How Religion Improves Lives and Why Bigots Oppose It
Growing up as an agnostic, John did not give religious matters too much thought. Nor did he assess his actions against any kind of religious teachings or moral codes. If something seemed advantageous in the moment and the risk was not too great, it was worthwhile. This encompassed all sorts of unethical activities that became a part of his day-to-day activities. It is not that John was a bad man—he had no desire to hurt anyone—but he really couldn’t see the connection between his actions and the effect they had on others. He lacked awareness and responsibility.
Then John found religion. Actually, he found Scientology and at first resented that it was a religion. It was only after a significant study of the subject and a number of improvements in his personal life that he truly understood what a religion was and how important it had become to him.
Like any religion, Scientology provided him with answers to questions like “Why are we here?” “How did we get here?” “What is right and wrong?” He found out that acts have consequences far into the future. It came as somewhat of a revelation that he personally had a hand in creating that future and that it didn’t all “just happen.” With this came a higher level of personal responsibility for his actions.
If someone fails at or breaks faith with some cause, group or idea they have identified with, it can lead to an uncomfortable loss of self-respect.
At length, John discovered that he now had a framework within which to align his thoughts and come to rational decisions. He had not known that he lacked this nor was he looking for such. But now that he had it, he could not imagine operating in life without it. John had acquired a moral compass.
Religion had profoundly and positively influenced his view of things. His life had greatly changed for the better and he attributed this to Scientology.

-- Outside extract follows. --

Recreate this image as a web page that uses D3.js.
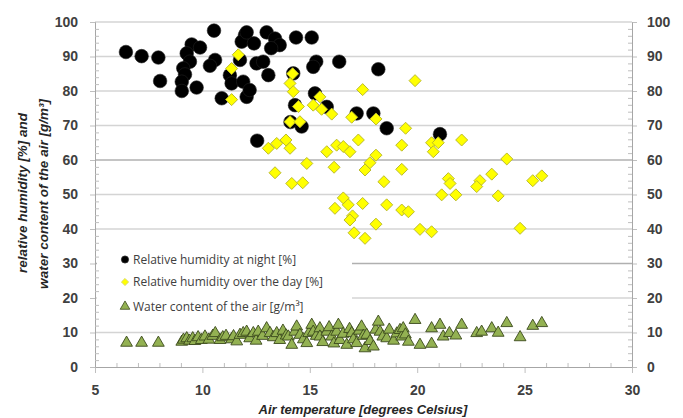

Thus, it struck him as unfair, discriminatory and just plain wrong that he sometimes ran into people who, knowing almost nothing about it, would attack and defame his chosen belief system.
He also could not understand those few who had actually been introduced to Scientology and had participated in it for some time before departing and attacking it. This was a mystery to him until he discovered that the cause lay in a basic aspect of human nature. If someone fails at or breaks faith with some cause, group or idea they have identified with, it can lead to an uncomfortable loss of self-respect. To combat this, that person may seek to justify why they took (or failed to take) certain actions by denigrating or criticizing the target of those actions. If someone, having studied the tenets of Scientology, then violates its basic precepts of morality, he often feels compelled to attack it in order to make his own violations seem less wrong. A current example would be Leah Remini. The more she attacks Scientology, the more she feels compelled to further attack it to justify her previous offenses.
Religion does indeed influence one’s view of things. One can learn from its lessons and go on to a more productive and positive life. Conversely, one can also fail to make the grade and then seek to justify one’s failure by attacking religion. That doesn’t mean that person is past redemption, it just means that their road will be longer and harder to walk. We, after all is said and done, are all spiritual beings and there is hope for all of us.
Religion is the path one takes to arrive at a higher level. Religious freedom is the right to choose what path we will take. And religious bigotry is merely an attempt—by those who have already failed—to prevent others from ascending to a higher plane.